Sinem Sınmaz, ACI '16, 2011 SBS Türkiye 1.si
ACI: hem hayatı hem okumayı öğrenmeye başladığım yer. Okumak dediysem işin abecesi anlaşılmasın elbet. İyi okurluk da öğrenilen bir şeydir. Goethe boşuna, “Okumayı öğrenmek en zor sanattır, hayatımın seksen yılını bu işe verdim, yine de kendimden hoşnut değilim,” dememiş. Çocuk aklımla Naomi Foster Kütüphanesi’nin enginliğinde yolumu bulabildiğim için şimdi iyi bir okurum belki de. Ya da belki o büyülü kampüste hayata farklı açılardan bakmayı öğrendiğim için başladım yazmaya; kim bilir… Bana kattığın değerler için teşekkürler ACI.
Kerem Işık, ACI ‘94
Yazar, 2012 Haldun Taner Öykü Yarışması Ödülü sahibi
"Lise mezunu çok az insan üniversite yaşamında İngilizce’yi çekinmeden konuşuyor olmanın ve yabancı dille kolaylıkla iletişim kurmanın rahatlığını hissedebilir. Benim bu rahatlığı hissetmemin tek sebebi, ACI mezunu olmam. Medeni cesarete sahip olmanın avantajını da gerek okulda, gerek okul dışında her gün görüyorum. ACI, sağladığı sosyal imkanların yanısıra üniversitenin temeli olan gerek bireysel, gerek takım içinde çalışma ve araştırma becerilerini de kazandırıyor. ’ACI mezunu olmak’, yurtiçi veya yurt dışında çaldığım kapıları açmama yardımcı olan bir anahtar gibi bir şey bence.”

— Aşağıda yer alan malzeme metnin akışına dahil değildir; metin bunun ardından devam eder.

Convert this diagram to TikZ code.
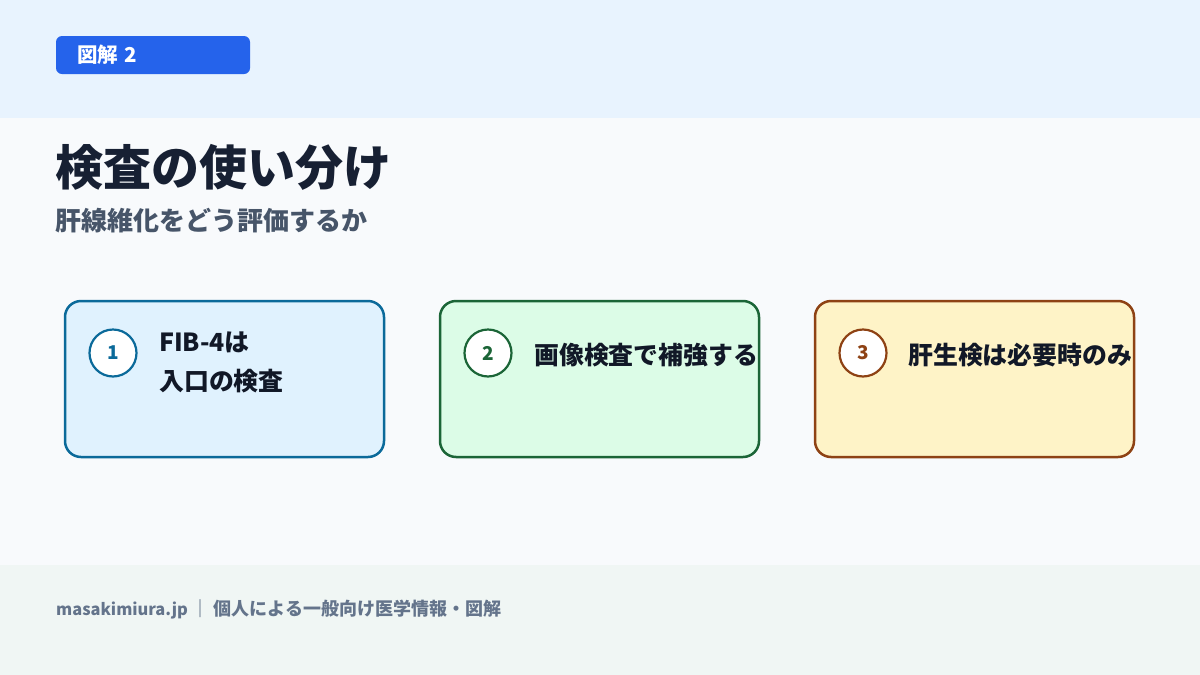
\documentclass[tikz,border=0pt]{standalone}
\usepackage{fontspec}
\setmainfont{Noto Sans CJK JP}
\definecolor{topbg}{HTML}{E8F3FE}
\definecolor{midbg}{HTML}{F8FAFC}
\definecolor{footbg}{HTML}{F0F6F4}
\definecolor{badge}{HTML}{2563EB}
\definecolor{titlec}{HTML}{172033}
\definecolor{subc}{HTML}{475569}
\definecolor{textc}{HTML}{111827}
\definecolor{footc}{HTML}{64748B}
\definecolor{bfill}{HTML}{E0F2FE}
\definecolor{bline}{HTML}{0B6A9A}
\definecolor{gfill}{HTML}{DCFCE7}
\definecolor{gline}{HTML}{1B6537}
\definecolor{yfill}{HTML}{FEF3C7}
\definecolor{yline}{HTML}{8E4214}
\tikzset{
  cardbox/.style={draw, line width=2.5pt, rounded corners=16pt, minimum width=319pt, minimum height=156pt, inner sep=0pt},
  numcirc/.style={circle, draw, fill=white, line width=2.2pt, minimum size=47pt, inner sep=0pt, font=\fontsize{19}{22}\selectfont\bfseries},
  cardtext/.style={anchor=west, inner sep=0pt, text=textc, align=left, font=\fontsize{24.9}{39}\selectfont\bfseries},
}
\begin{document}
\begin{tikzpicture}[x=1pt,y=-1pt]
\useasboundingbox (0,0) rectangle (1200,675);
\fill[midbg] (0,0) rectangle (1200,675);
\fill[topbg] (0,0) rectangle (1200,118);
\fill[footbg] (0,565) rectangle (1200,675);
% badge
\node[fill=badge, rounded corners=6pt, minimum width=194pt, minimum height=38pt, inner sep=0pt] (badge) at (153,55) {};
\node[anchor=west, inner sep=0pt, text=white, font=\fontsize{20.5}{24}\selectfont\bfseries] (badgetxt) at (77,55) {図解\hspace{6pt}2};
% titles
\node[anchor=west, inner sep=0pt, text=titlec, font=\fontsize{48}{52}\selectfont\bfseries] (title) at (55,167) {検査の使い分け};
\node[anchor=west, inner sep=0pt, text=subc, font=\fontsize{26}{30}\selectfont\bfseries] (sub) at (55,221) {肝線維化をどう評価するか};
% cards
\node[cardbox, fill=bfill, draw=bline] (c1) at (224.5,379) {};
\node[cardbox, fill=gfill, draw=gline] (c2) at (599.5,379) {};
\node[cardbox, fill=yfill, draw=yline] (c3) at (974.5,379) {};
\node[numcirc, draw=bline, text=bline] (n1) at (113,353) {1};
\node[numcirc, draw=gline, text=gline] (n2) at (488,353) {2};
\node[numcirc, draw=yline, text=yline] (n3) at (863,353) {3};
\node[cardtext] (t1) at (159,362) {FIB-4は\\入口の検査};
\node[cardtext] (t2) at (534,355) {画像検査で補強する};
\node[cardtext] (t3) at (908,355) {肝生検は必要時のみ};
% footer
\node[anchor=west, inner sep=0pt, text=footc, font=\fontsize{18}{20}\selectfont\bfseries] (foot) at (56,609) {{\fontsize{16.4}{20}\selectfont masakimiura.jp}\hspace{4pt}｜\hspace{4pt}個人による一般向け医学情報・図解};
\end{tikzpicture}
\end{document}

Yılmaz Yıldız, ACI 2003 mezunu
ÖSS 2003 EA Turkiye 10.su
Hacettepe Üniversitesi Tıp Fakültesi
İngilizce Tıp/ Lisans ve Doktora Mezunu
ACI’In bana nasıl bir katkısı oldu? Ben kadın olmaktan yola çıkacağım. Kadın olmak ve yönetici olmak. Biz kadın ve erkek olarak değil, insan olarak yetiştirilmişiz. Bunu sonradan fark ettim. Aynı zamanda okul bize tuhaf bir özgüven vermiş. Her şeyi yapabilirim hissi, ama aynı zamanda tevazu ve nerde nasıl duracağını bilmeyi öğretmiş. Bu hayatta çok önemli bir şey. Set gibi bir ortamda herkes sadece işinizle ilgileniyor. En büyüğünden en küçüğüne işinizi iyi yaptığınızda size saygı gösteriyor. İzmir Amerikan’ın bize fark ettirmeden birey olarak ve özgüvenle durabilmeyi öğrettiğini düşünüyorum. Yaptığınızın sadece bir iş olduğunun farkına varıp iş bittiğinde egolarınızı cebinize koyabilmek önemli. Ben bunu çok kolay halledebildim. Bunun için okula teşekkür ediyorum.
Zeynep Günay Tan,
ACI’93
Yönetmen-“Öyle bir Geçer Zaman ki”
“Sürekli öğrenme merakı ve hayatta karşılaşacağım belirsizliklerle başa çıkmaya hazır olmak, Özel Amerikan Koleji’nde öğrendiğim temel ilkelerdendir. Bunlar benim iş ve özel hayatımda başarılı olmamı, güçlüklerle korkmadan yüzleşmemi sağlayan nedenlerdi. ACI’da geçirdiğim yılları düşündüğümde kişisel gelişimimde ve başarımda okulumun ne kadar önemi olduğunu bir kez daha anlıyorum. Keşke herkes Özel İzmir Amerikan Koleji’nde okuyacak kadar şanslı olabilse...”
Efe Çakarel
ACI, 1994 mezunu
MIT, Elektrik Mühendisliği ve Bilgisayar Bilimleri, 1998
Stanford Graduate School of Business, Yüksek Lisans, 2005
MUBİ Kurucusu
Okulumuzun “Öğrenmek için katıl, hizmet için ayrıl” sözü hayatımda bana hep yol göstermiştir.Topluma hizmetin bir fedakarlık değil, ayrıcalık olduğunu öğrendik. Bu düşünce tarzı ile hep toplum yararına çalıştım ve bu çalışmalarım sonucunda 2012 Londra Olimpiyatları'nda meşale taşıyan tek Türk Akademisyen oldum. Teşekkürler ACI!